PROBLEM TO WORK ON. Lines containing the word "matplotlib" should be extracted in full.

INFORMATION SUPPLIED.
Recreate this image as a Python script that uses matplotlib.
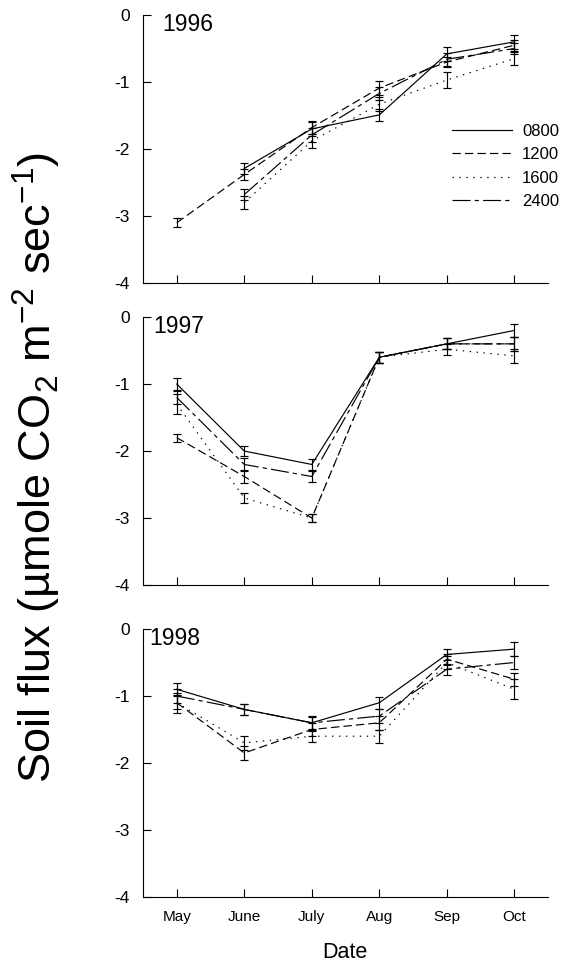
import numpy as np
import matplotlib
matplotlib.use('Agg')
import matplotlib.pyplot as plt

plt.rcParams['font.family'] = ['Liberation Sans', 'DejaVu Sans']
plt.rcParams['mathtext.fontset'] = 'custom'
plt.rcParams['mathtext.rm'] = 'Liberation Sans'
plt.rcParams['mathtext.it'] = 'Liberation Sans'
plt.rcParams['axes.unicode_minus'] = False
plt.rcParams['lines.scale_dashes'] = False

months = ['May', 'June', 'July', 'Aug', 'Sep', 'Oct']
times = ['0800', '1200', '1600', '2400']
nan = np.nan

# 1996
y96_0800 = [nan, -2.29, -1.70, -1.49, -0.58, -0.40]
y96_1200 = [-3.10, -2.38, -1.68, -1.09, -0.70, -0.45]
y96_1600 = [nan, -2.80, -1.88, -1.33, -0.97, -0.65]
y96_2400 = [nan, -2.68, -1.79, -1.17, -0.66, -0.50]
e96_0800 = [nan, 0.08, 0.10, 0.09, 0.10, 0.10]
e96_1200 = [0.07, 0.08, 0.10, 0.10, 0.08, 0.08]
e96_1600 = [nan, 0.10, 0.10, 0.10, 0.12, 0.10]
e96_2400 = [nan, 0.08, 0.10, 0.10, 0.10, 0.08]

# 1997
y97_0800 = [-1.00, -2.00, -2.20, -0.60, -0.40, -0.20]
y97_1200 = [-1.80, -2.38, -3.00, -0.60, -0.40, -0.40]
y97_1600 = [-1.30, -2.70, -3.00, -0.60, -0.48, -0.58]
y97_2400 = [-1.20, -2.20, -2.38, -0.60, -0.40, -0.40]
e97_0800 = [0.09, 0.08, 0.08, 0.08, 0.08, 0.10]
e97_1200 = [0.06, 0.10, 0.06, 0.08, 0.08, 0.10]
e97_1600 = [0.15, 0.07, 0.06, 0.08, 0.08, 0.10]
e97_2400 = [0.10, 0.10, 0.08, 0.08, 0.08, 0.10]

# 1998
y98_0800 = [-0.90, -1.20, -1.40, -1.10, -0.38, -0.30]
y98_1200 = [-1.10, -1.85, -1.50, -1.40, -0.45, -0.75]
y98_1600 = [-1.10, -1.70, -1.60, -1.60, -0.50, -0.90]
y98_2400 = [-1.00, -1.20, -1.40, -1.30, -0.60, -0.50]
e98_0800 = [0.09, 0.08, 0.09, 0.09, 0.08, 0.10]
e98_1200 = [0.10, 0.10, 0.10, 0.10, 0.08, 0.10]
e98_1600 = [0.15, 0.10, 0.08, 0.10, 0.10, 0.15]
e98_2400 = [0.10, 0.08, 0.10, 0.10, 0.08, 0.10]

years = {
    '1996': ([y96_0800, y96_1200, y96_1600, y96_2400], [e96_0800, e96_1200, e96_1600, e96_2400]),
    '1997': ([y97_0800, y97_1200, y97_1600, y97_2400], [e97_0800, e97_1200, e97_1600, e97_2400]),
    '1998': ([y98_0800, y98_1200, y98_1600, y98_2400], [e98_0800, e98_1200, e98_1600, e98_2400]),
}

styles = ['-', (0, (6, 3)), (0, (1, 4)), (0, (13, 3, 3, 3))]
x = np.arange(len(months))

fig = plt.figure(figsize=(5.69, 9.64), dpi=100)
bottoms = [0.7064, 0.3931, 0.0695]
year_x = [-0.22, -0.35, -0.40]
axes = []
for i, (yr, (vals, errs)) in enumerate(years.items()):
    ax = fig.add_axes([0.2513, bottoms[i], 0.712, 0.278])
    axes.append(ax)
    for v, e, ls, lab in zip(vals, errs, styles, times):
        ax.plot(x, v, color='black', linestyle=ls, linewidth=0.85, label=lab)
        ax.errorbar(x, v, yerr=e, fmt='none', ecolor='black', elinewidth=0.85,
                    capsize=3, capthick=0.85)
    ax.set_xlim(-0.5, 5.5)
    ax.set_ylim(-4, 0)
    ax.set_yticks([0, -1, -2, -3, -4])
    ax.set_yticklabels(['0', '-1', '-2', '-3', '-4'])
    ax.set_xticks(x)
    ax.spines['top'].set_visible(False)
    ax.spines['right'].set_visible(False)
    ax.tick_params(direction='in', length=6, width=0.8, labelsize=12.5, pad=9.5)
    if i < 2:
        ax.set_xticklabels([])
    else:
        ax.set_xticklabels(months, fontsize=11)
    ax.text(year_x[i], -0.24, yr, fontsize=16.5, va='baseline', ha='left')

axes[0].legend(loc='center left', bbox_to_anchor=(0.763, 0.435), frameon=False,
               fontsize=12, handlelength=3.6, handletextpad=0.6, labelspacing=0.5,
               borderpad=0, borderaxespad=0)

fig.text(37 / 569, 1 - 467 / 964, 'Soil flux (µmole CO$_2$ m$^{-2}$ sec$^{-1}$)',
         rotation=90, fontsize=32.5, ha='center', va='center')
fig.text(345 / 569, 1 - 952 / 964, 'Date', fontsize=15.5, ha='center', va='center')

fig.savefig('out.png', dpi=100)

EXPECTED ANSWER.
Recreate this image as a Python script that uses matplotlib.
import matplotlib
matplotlib.use('Agg')
import matplotlib.pyplot as plt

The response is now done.